Being understaffed and overworked with no plans to add headcount is the least of the enterprise’s problems where data center staffing in concerned.
“Many DC staff have no experience with looking after data center-specific equipment. They are brought onboard without being vetted against a list of required qualifications – because companies do not keep such a list. Roles and responsibilities are not documented,” Hu said.
Slack record-keeping in the data center
Hu also pointed out that senior management is often lax in demanding proper documentation of data center operations and maintenance activities.
“Many enterprises cannot perform failure analysis of their data center because there are no records of outages or near misses,” he said.
The lack of documentation also hampers preventive maintenance. Many data centers have no list of required PM activities and if there is one, the PM activities are not fully scripted.
“There is no quality control in the process,” Hu observed. “Also, the Maintenance Management System (MMS) is missing critical data such as warranty info, maintenance history and performance data, among others. Hence, it is not surprising that the MMS is unable to produce a deferred maintenance report.”
Proper record-keeping is also lost on the operations side, he added.
“Data centers are missing site policies, especially site configuration policies. There is simply no process for keeping reference library documents up-to-date.”
A third-party proof of M&O QoS
Recognizing a gap that needs to be addressed, Uptime Institute has set up its M&O (Management & Operations) Program which conducts a thorough review to provide data center visibility and accountability for DC operations teams, service vendors and leadership.
“M&O is designed to work across groups and departments, cultures and practices,” Hu said. “It is built around the fundamental notion that facilities management issues are addressable – often without a major resource commitment – and represent the single greatest opportunity to reduce risks to data center availability.”
Uptime Institute to date has conducted over 100 M&O reviews and has awarded the M&O stamp of approval to companies such as Visa, UBS, Morgan Stanley, Infomart Data Centers and Fujitsu to name a few.
Massive-scale cloud adoption will drive data center growth
Meanwhile in a keynote presentation at the Data Center Summit, Philbert Shih, managing director of Structure Research, said Hong Kong can expect continuous growth in the capacity of data centers across the city.
“I argue that cloud is going to be a big driver of continuous growth of data center capacity in Hong Kong,” he said.
“What is happening here is that dedicated and virtual hosting infrastructure adoptions are somewhat lower in this market. We are seeing a kind of skipping phenomenon where organizations who have been on premise all this time are now moving to the cloud.”
In terms of infrastructure deployment models, Structure Research are seeing hosting and co-location trending upwards.
“What we are seeing from the providers’ side, they tend to come out with mixed services. They are offering many different deployment models.”
As these trends play themselves out over time, it is not going to be a black or white world, Shih noted.
“The data center landscape will be much more integrated – with direct connections, with workloads residing in different infrastructure environments. I do not think we are close to a tipping point. It will take time to play out. I do not think we will ever get to a place where everything is in the cloud and not on-premise or a private data center.
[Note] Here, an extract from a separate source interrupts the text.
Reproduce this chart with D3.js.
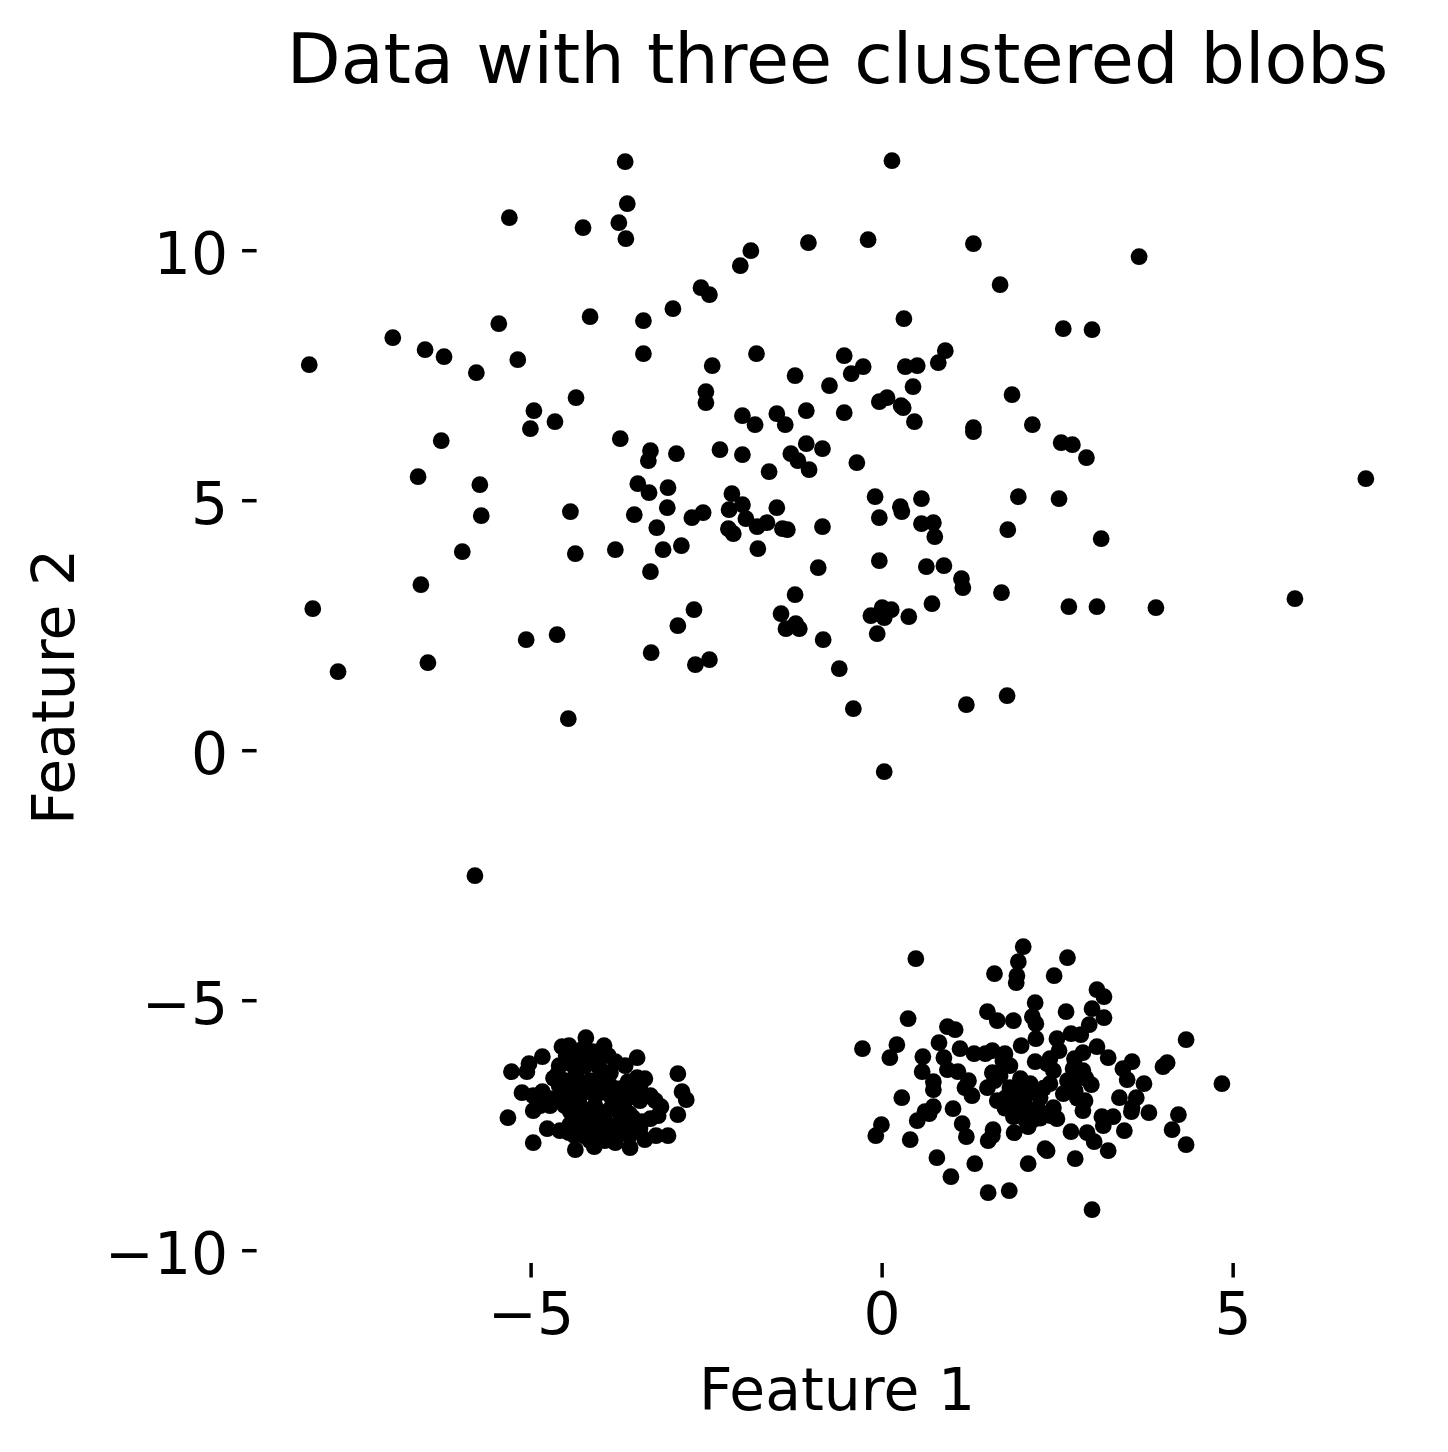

“What I think will happen is that we will have primary, mission-critical production workloads in your on-premise data center. You will probably scale out to the cloud or scale back. You may want to shut down certain facilities and you will use a co-location facility for that. You will disperse and diversify your infrastructure. And the challenge is to manage that through as few relationships as possible through a single pane of glass.”
According to Shih, companies are looking for as much efficiency and flexibility in these deployment models.
“Ultimately, enterprises want to save money by being more efficient, which will allow you to divert resources from spending in infrastructure to spending for your primary source of revenue.”